YOUR OBJECTIVE - Lines containing the word "this" are to be located and copied.

SOURCE DATA -
╭──

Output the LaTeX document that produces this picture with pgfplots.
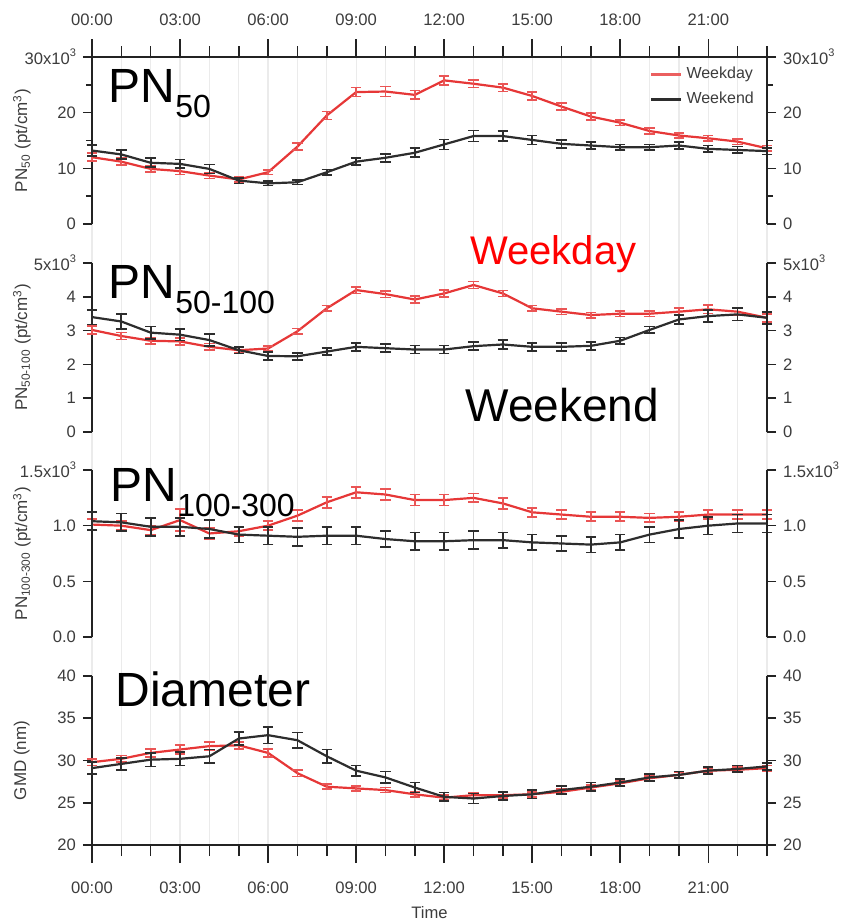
\documentclass[border=0pt]{standalone}
\usepackage{pgfplots}
\pgfplotsset{compat=1.18}
\usepackage{pgfplotstable}
\usepackage{fontspec}
\setmainfont{Liberation Sans}

\definecolor{wdcol}{RGB}{230,55,55}
\definecolor{wecol}{RGB}{45,45,45}
\definecolor{axcol}{RGB}{35,35,35}
\definecolor{lblcol}{RGB}{60,60,60}

\pgfplotstableread{
h wd wde we wee
0 12.0 0.7 13.2 1.0
1 11.2 0.6 12.5 0.8
2 9.9 0.5 11.0 0.8
3 9.5 0.6 10.8 0.8
4 8.7 0.5 9.9 0.8
5 8.0 0.4 7.8 0.5
6 9.3 0.4 7.3 0.4
7 13.9 0.6 7.5 0.4
8 19.5 0.7 9.3 0.5
9 23.7 0.8 11.2 0.6
10 23.8 0.9 11.9 0.7
11 23.2 0.8 12.8 0.8
12 25.8 0.8 14.3 0.9
13 25.2 0.7 15.8 1.0
14 24.5 0.7 15.8 0.9
15 23.0 0.7 15.1 0.8
16 21.1 0.6 14.4 0.7
17 19.3 0.6 14.1 0.6
18 18.2 0.5 13.8 0.5
19 16.7 0.5 13.8 0.5
20 15.9 0.5 14.1 0.6
21 15.4 0.5 13.5 0.6
22 14.8 0.5 13.3 0.6
23 13.6 0.5 13.1 0.6
}\pone

\pgfplotstableread{
h wd wde we wee
0 3.02 0.12 3.40 0.22
1 2.84 0.10 3.27 0.22
2 2.70 0.10 2.94 0.18
3 2.68 0.10 2.88 0.17
4 2.52 0.10 2.72 0.17
5 2.42 0.08 2.42 0.10
6 2.47 0.08 2.25 0.12
7 2.98 0.08 2.24 0.10
8 3.66 0.08 2.38 0.10
9 4.20 0.10 2.52 0.12
10 4.08 0.10 2.48 0.12
11 3.92 0.10 2.44 0.12
12 4.10 0.10 2.44 0.12
13 4.35 0.10 2.54 0.12
14 4.10 0.09 2.59 0.13
15 3.66 0.08 2.52 0.12
16 3.56 0.08 2.52 0.12
17 3.46 0.08 2.55 0.12
18 3.50 0.08 2.70 0.10
19 3.50 0.08 3.02 0.10
20 3.56 0.10 3.33 0.13
21 3.63 0.12 3.43 0.17
22 3.56 0.10 3.48 0.18
23 3.38 0.12 3.38 0.18
}\ptwo

\pgfplotstableread{
h wd wde we wee
0 1.01 0.05 1.04 0.08
1 1.00 0.04 1.03 0.08
2 0.96 0.04 0.99 0.08
3 1.05 0.10 0.99 0.08
4 0.93 0.05 0.97 0.08
5 0.95 0.04 0.92 0.07
6 1.00 0.04 0.91 0.08
7 1.09 0.05 0.90 0.08
8 1.21 0.05 0.91 0.08
9 1.30 0.05 0.91 0.08
10 1.28 0.05 0.88 0.07
11 1.23 0.05 0.86 0.08
12 1.23 0.05 0.86 0.08
13 1.25 0.04 0.87 0.08
14 1.20 0.05 0.87 0.07
15 1.12 0.04 0.85 0.07
16 1.10 0.04 0.84 0.07
17 1.08 0.04 0.83 0.07
18 1.08 0.04 0.85 0.07
19 1.07 0.04 0.92 0.07
20 1.08 0.04 0.97 0.08
21 1.10 0.04 1.00 0.08
22 1.10 0.04 1.02 0.08
23 1.10 0.04 1.02 0.08
}\pthree

\pgfplotstableread{
h wd wde we wee
0 29.8 0.4 29.1 0.7
1 30.2 0.4 29.6 0.7
2 30.9 0.5 30.1 0.8
3 31.3 0.5 30.2 0.8
4 31.7 0.5 30.5 0.8
5 31.8 0.4 32.6 0.8
6 30.9 0.5 33.0 1.0
7 28.5 0.4 32.4 0.9
8 26.9 0.3 30.5 0.8
9 26.7 0.3 28.8 0.6
10 26.5 0.3 28.0 0.7
11 26.0 0.3 26.8 0.6
12 25.6 0.3 25.7 0.5
13 25.9 0.3 25.5 0.6
14 25.9 0.3 25.8 0.5
15 26.0 0.3 26.0 0.5
16 26.3 0.3 26.5 0.5
17 26.8 0.3 26.9 0.5
18 27.3 0.3 27.4 0.4
19 27.9 0.3 28.0 0.4
20 28.3 0.3 28.3 0.4
21 28.8 0.3 28.8 0.4
22 28.9 0.3 29.0 0.4
23 29.1 0.3 29.3 0.4
}\pfour

\pgfplotsset{
  base/.style={scale only axis, width=337.5pt, xmin=0, xmax=23,
    tick align=outside, major tick length=4.5pt, minor tick length=3pt,
    tick style={line width=0.8pt, axcol},
    axis line style={line width=0.8pt, axcol},
    yticklabel style={font=\fontsize{8.3}{9}\selectfont, text=lblcol},
    xticklabel style={font=\fontsize{8.3}{9}\selectfont, text=lblcol},
    clip=false},
  leftp/.style={base, axis x line=none, axis y line*=left,
    ylabel style={at={(axis description cs:-0.104,0.5)}, anchor=center,
      font=\fontsize{8.5}{9}\selectfont, text=lblcol}},
  rightp/.style={base, axis x line=none, axis y line*=right},
  xaxp/.style={base, axis y line=none, major tick length=9pt, minor tick length=5.5pt,
    xtick={0,3,...,21}, minor xtick={1,2,4,5,7,8,10,11,13,14,16,17,19,20,22,23},
    xticklabels={00:00,03:00,06:00,09:00,12:00,15:00,18:00,21:00}},
  wdplot/.style={wdcol, line width=1.1pt, mark=none, forget plot,
    error bars/.cd, y dir=both, y explicit,
    error bar style={line width=0.85pt, wdcol!85!white},
    error mark options={rotate=90, mark size=2.6pt, line width=0.85pt, wdcol!85!white}},
  weplot/.style={wecol, line width=1.1pt, mark=none, forget plot,
    error bars/.cd, y dir=both, y explicit,
    error bar style={line width=0.85pt, wecol},
    error mark options={rotate=90, mark size=2.6pt, line width=0.85pt, wecol}},
}

\newcommand{\bigtxt}[1]{\fontsize{24}{26}\selectfont #1}
\newcommand{\subs}[1]{\raisebox{-7.5pt}{\fontsize{16}{17}\selectfont #1}}
\newcommand{\tsup}[1]{\raisebox{0.9ex}{\fontsize{5.5}{6}\selectfont #1}}

\begin{document}
\begin{tikzpicture}
\useasboundingbox (0,0) rectangle (421.5pt,-461.5pt);

% background vertical grid
\begin{axis}[scale only axis, width=337.5pt, height=394pt, at={(46pt,-28.5pt)}, anchor=north west,
  xmin=0, xmax=23, ymin=0, ymax=1, axis line style={draw=none},
  xtick={0,...,23}, xticklabels={}, ytick=\empty, major tick length=0pt,
  xmajorgrids, grid style={gray!16, line width=0.6pt}]
\end{axis}

% ---------------- Panel 1 ----------------
\begin{axis}[leftp, height=83.5pt, at={(46pt,-28.5pt)}, anchor=north west,
  ymin=0, ymax=30, ytick={0,10,20,30}, minor ytick={5,15,25},
  yticklabels={0,10,20,{30x10\tsup{3}}},
  ylabel={PN\textsubscript{50} (pt/cm\textsuperscript{3})},
  legend style={at={(axis description cs:0.987,0.965)}, anchor=north east, draw=none, fill=none,
    font=\fontsize{8}{9}\selectfont, text=lblcol, row sep=1.2pt, inner sep=0pt},
  legend cell align=left,
  legend image code/.code={\draw[#1] (0pt,0pt) -- (15pt,0pt);}]
\addplot[wdplot] table[x=h, y=wd, y error=wde] {\pone};
\addplot[weplot] table[x=h, y=we, y error=wee] {\pone};
\addlegendimage{wdcol!80!white, line width=1.1pt}
\addlegendentry{Weekday}
\addlegendimage{wecol, line width=1.1pt}
\addlegendentry{Weekend}
\node[anchor=base west, inner sep=0pt] at (axis description cs:0.024,0.73) {\bigtxt{PN}\subs{50}};
\end{axis}
\begin{axis}[rightp, height=83.5pt, at={(46pt,-28.5pt)}, anchor=north west,
  ymin=0, ymax=30, ytick={0,10,20,30}, minor ytick={5,15,25},
  yticklabels={0,10,20,{30x10\tsup{3}}}]
\end{axis}
\begin{axis}[xaxp, height=83.5pt, at={(46pt,-28.5pt)}, anchor=north west,
  ymin=0, ymax=30, axis x line*=top, xticklabel shift=3pt]
\end{axis}

% ---------------- Panel 2 ----------------
\begin{axis}[leftp, height=84.5pt, at={(46pt,-131.5pt)}, anchor=north west,
  ymin=0, ymax=5, ytick={0,1,2,3,4,5},
  yticklabels={0,1,2,3,4,{5x10\tsup{3}}},
  ylabel={PN\textsubscript{50-100} (pt/cm\textsuperscript{3})}]
\addplot[wdplot] table[x=h, y=wd, y error=wde] {\ptwo};
\addplot[weplot] table[x=h, y=we, y error=wee] {\ptwo};
\node[anchor=base west, inner sep=0pt] at (axis description cs:0.024,0.79) {\bigtxt{PN}\subs{50-100}};
\node[anchor=base west, inner sep=0pt, text=red, font=\fontsize{20}{21}\selectfont] at (axis description cs:0.56,0.99) {Weekday};
\node[anchor=base west, inner sep=0pt, font=\fontsize{23}{25}\selectfont] at (axis description cs:0.553,0.06) {Weekend};
\end{axis}
\begin{axis}[rightp, height=84.5pt, at={(46pt,-131.5pt)}, anchor=north west,
  ymin=0, ymax=5, ytick={0,1,2,3,4,5},
  yticklabels={0,1,2,3,4,{5x10\tsup{3}}}]
\end{axis}

% ---------------- Panel 3 ----------------
\begin{axis}[leftp, height=83.5pt, at={(46pt,-235pt)}, anchor=north west,
  ymin=0, ymax=1.5, ytick={0,0.5,1,1.5},
  yticklabels={0.0,0.5,1.0,{1.5x10\tsup{3}}},
  ylabel={PN\textsubscript{100-300} (pt/cm\textsuperscript{3})}]
\addplot[wdplot] table[x=h, y=wd, y error=wde] {\pthree};
\addplot[weplot] table[x=h, y=we, y error=wee] {\pthree};
\node[anchor=base west, inner sep=0pt] at (axis description cs:0.027,0.81) {\bigtxt{PN}\subs{100-300}};
\end{axis}
\begin{axis}[rightp, height=83.5pt, at={(46pt,-235pt)}, anchor=north west,
  ymin=0, ymax=1.5, ytick={0,0.5,1,1.5},
  yticklabels={0.0,0.5,1.0,{1.5x10\tsup{3}}}]
\end{axis}

% ---------------- Panel 4 ----------------
\begin{axis}[leftp, height=84.5pt, at={(46pt,-338pt)}, anchor=north west,
  ymin=20, ymax=40, ytick={20,25,30,35,40},
  yticklabels={20,25,30,35,40},
  ylabel={GMD (nm)}]
\addplot[wdplot] table[x=h, y=wd, y error=wde] {\pfour};
\addplot[weplot] table[x=h, y=we, y error=wee] {\pfour};
\node[anchor=base west, inner sep=0pt] at (axis description cs:0.034,0.817) {\bigtxt{Diameter}};
\end{axis}
\begin{axis}[rightp, height=84.5pt, at={(46pt,-338pt)}, anchor=north west,
  ymin=20, ymax=40, ytick={20,25,30,35,40},
  yticklabels={20,25,30,35,40}]
\end{axis}
\begin{axis}[xaxp, height=84.5pt, at={(46pt,-338pt)}, anchor=north west,
  ymin=20, ymax=40, axis x line*=bottom, xticklabel shift=6pt,
  xlabel={Time}, xlabel style={at={(axis description cs:0.5,-0.402)}, anchor=center,
    font=\fontsize{8.3}{9}\selectfont, text=lblcol}]
\end{axis}
\end{tikzpicture}
\end{document}
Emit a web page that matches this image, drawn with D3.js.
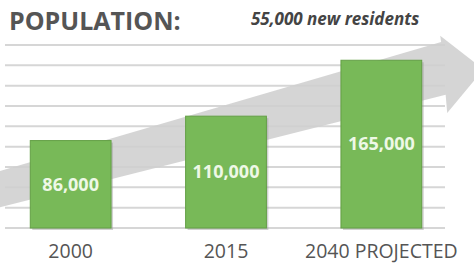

╰──

FULL OUTPUT -
Output the LaTeX document that produces this picture with pgfplots.
Emit a web page that matches this image, drawn with D3.js.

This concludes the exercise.